> _Work required_:
Retype exactly what runs from the first line of the data to the line with "const yMin = 0, yMax = 16, yStep = 2;", keeping both of those lines and skipping pictures.

> _Data_:
* * *

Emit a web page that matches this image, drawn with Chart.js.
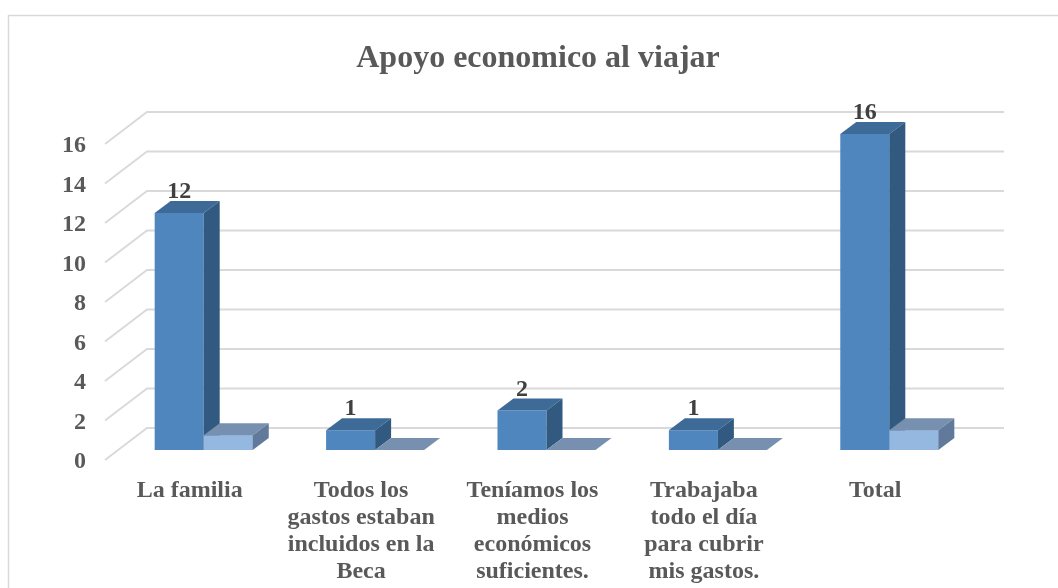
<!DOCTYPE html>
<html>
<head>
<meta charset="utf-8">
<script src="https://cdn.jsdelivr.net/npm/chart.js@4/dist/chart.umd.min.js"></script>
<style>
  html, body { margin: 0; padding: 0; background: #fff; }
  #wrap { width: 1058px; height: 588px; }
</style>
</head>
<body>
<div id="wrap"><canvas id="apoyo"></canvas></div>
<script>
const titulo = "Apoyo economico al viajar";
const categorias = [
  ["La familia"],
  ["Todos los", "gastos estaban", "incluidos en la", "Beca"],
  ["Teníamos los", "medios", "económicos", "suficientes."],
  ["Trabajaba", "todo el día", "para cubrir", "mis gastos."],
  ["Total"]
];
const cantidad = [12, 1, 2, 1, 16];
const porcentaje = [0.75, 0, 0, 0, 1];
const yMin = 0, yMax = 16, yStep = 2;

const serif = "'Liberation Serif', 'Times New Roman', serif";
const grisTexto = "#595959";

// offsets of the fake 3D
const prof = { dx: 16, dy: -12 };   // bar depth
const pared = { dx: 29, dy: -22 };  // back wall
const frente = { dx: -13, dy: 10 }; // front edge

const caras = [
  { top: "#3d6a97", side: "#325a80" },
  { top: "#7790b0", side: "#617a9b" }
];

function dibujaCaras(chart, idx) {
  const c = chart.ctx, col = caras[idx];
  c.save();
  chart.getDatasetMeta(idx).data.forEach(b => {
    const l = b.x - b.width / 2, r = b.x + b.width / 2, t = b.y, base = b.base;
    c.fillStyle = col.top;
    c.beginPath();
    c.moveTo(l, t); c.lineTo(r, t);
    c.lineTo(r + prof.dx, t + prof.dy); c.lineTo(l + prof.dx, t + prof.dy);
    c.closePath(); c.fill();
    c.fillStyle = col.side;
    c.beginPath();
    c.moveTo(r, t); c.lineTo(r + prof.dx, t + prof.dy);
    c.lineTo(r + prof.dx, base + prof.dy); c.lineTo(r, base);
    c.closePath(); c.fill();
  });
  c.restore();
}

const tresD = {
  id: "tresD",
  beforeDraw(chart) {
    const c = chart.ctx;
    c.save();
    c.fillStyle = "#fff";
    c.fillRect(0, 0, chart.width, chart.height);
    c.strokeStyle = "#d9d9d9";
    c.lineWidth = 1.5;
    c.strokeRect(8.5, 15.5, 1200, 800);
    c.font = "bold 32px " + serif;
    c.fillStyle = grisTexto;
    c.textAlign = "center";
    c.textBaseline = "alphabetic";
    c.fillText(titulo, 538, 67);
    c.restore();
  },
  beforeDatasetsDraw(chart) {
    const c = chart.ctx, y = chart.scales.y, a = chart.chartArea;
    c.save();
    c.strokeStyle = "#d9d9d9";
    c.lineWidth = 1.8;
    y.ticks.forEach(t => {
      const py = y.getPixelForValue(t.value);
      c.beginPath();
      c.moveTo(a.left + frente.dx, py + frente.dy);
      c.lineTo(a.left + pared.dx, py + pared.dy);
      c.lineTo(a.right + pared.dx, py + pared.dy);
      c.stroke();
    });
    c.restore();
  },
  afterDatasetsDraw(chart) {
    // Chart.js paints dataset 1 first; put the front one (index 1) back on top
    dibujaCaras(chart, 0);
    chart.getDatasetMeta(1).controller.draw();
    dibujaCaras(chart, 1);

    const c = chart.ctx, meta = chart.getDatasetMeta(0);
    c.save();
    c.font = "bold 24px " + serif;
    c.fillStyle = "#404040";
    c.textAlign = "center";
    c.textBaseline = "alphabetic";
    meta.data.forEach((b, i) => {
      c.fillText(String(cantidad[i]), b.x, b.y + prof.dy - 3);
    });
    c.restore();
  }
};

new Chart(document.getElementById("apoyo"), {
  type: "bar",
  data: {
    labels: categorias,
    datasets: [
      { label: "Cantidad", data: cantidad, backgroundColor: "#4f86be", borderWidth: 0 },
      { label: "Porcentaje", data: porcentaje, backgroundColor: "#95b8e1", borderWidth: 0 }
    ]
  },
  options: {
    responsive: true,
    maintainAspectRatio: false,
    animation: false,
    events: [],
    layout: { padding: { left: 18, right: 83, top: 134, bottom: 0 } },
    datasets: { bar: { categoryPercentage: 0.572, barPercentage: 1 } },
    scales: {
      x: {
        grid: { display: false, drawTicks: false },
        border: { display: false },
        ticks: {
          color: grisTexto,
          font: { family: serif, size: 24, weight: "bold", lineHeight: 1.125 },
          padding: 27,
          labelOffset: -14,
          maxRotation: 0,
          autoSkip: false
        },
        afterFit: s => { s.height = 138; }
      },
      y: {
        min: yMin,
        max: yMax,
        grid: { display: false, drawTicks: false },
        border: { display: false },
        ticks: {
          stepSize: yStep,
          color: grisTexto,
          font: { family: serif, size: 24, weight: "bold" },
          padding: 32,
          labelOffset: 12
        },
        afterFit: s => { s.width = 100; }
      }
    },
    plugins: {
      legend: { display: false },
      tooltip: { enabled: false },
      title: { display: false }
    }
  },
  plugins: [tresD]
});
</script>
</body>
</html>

* * *

> _Response to this exercise_:
Emit a web page that matches this image, drawn with Chart.js.
<!DOCTYPE html>
<html>
<head>
<meta charset="utf-8">
<script src="https://cdn.jsdelivr.net/npm/chart.js@4/dist/chart.umd.min.js"></script>
<style>
  html, body { margin: 0; padding: 0; background: #fff; }
  #wrap { width: 1058px; height: 588px; }
</style>
</head>
<body>
<div id="wrap"><canvas id="apoyo"></canvas></div>
<script>
const titulo = "Apoyo economico al viajar";
const categorias = [
  ["La familia"],
  ["Todos los", "gastos estaban", "incluidos en la", "Beca"],
  ["Teníamos los", "medios", "económicos", "suficientes."],
  ["Trabajaba", "todo el día", "para cubrir", "mis gastos."],
  ["Total"]
];
const cantidad = [12, 1, 2, 1, 16];
const porcentaje = [0.75, 0, 0, 0, 1];
const yMin = 0, yMax = 16, yStep = 2;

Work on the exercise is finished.